Transferring Textual Preferences to Vision-Language Understanding through Model Merging
Chen-An Li, Tzu-Han Lin, Yun-Nung Chen, Hung-yi Lee
TL;DR
The paper tackles transferring textual preferences to vision-language understanding without additional training. It introduces a training-free VLRM built by merging a text-based RM with a LVLM, leveraging MergeKit-based strategies such as Weighted Averaging, Task Arithmetic, TIES, and DARE. Across VL-RewardBench, TextVQA, and MMMU-Pro, the merged VLRMs consistently outperform LVLM scoring and text RM baselines, and in some cases approach or match large open-source or commercial models, all with lower computational cost. This approach offers a practical, resource-efficient means to infuse textual preferences into LVLMs and could complement or reduce reliance on multimodal preference data collection.
Abstract
Large vision-language models (LVLMs) perform outstandingly across various multimodal tasks.

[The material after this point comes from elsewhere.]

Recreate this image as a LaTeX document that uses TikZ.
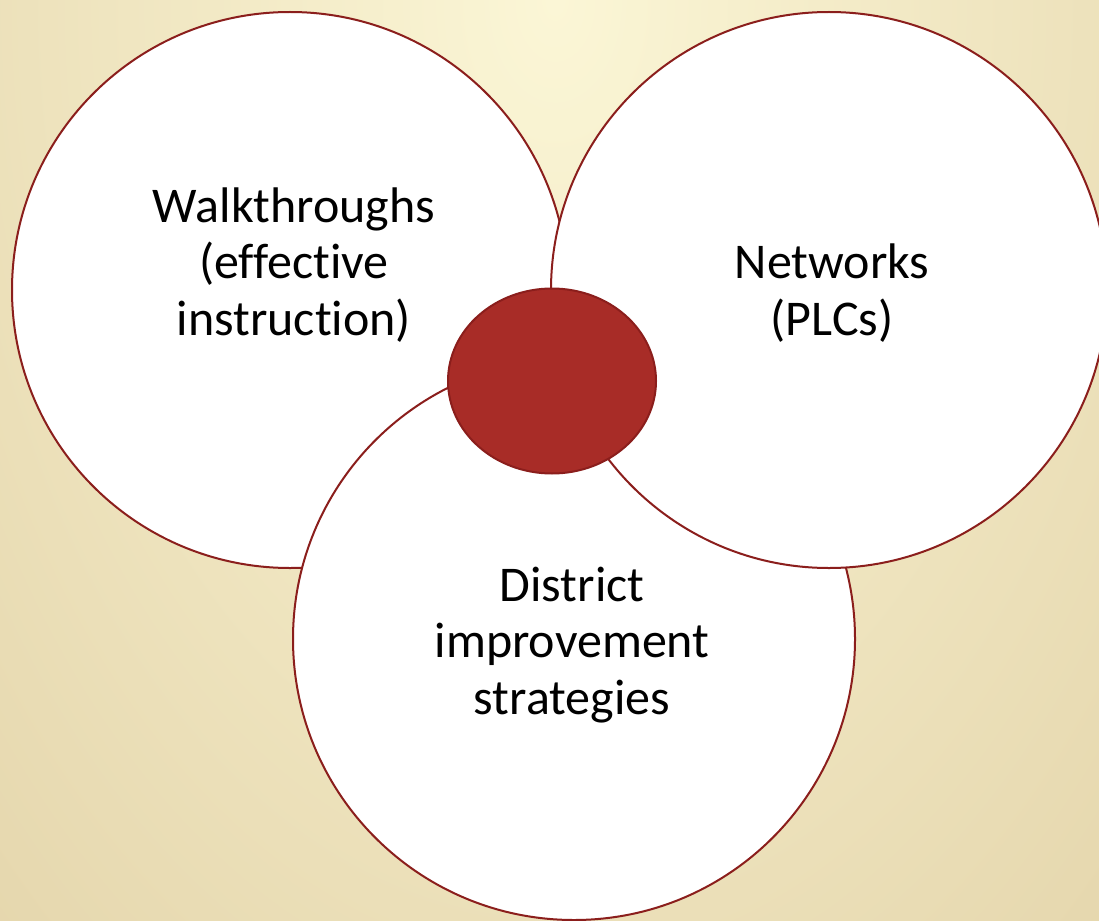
\documentclass[tikz,border=0pt]{standalone}
\usepackage{fontspec}
\setmainfont{Carlito}[Ligatures=NoCommon]
\usetikzlibrary{shapes.geometric}
\definecolor{bglight}{HTML}{FBF6D6}
\definecolor{bgdark}{HTML}{D9C596}
\definecolor{rimred}{HTML}{8B1E1C}
\definecolor{corered}{HTML}{A82C27}
\begin{document}
\begin{tikzpicture}[x=1pt,y=-1pt,
  bubble/.style={circle, draw=rimred, line width=2pt, fill=white, inner sep=0pt},
  core/.style={ellipse, draw=rimred, line width=2pt, fill=corered, inner sep=0pt,
    minimum width=208pt, minimum height=185pt},
  label/.style={align=center, font=\fontsize{50}{56.5}\selectfont, text=black, inner sep=0pt}]
\useasboundingbox (0,0) rectangle (1099,920);
\begin{scope}
  \clip (0,0) rectangle (1099,920);
  \shade[inner color=bglight, outer color=bgdark] (555,0) ellipse [x radius=1300pt, y radius=2000pt];
\end{scope}
\node[bubble, minimum size=556pt] (L) at (290,290) {};
\node[bubble, minimum size=562pt] (B) at (574,639) {};
\node[bubble, minimum size=556pt] (R) at (829,290) {};
\node[core] (C) at (552,381) {};
\node[label] (tL) at (294,265) {Walkthroughs\\(effective\\instruction)};
\node[label] (tR) at (832,293) {Networks\\(PLCs)};
\node[label] (tB) at (572,645) {District\\improvement\\strategies};
\end{tikzpicture}
\end{document}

However, their ability to evaluate generated content remains limited, and training vision-language reward models (VLRMs) with preference data is computationally expensive. This paper explores a training-free alternative by merging text-based reward models (RMs) with LVLMs to create VLRMs. Our approach shows that integrating these models leads to improved performance over LVLMs' scoring and text-based RMs, offering an efficient method for incorporating textual preferences into LVLMs.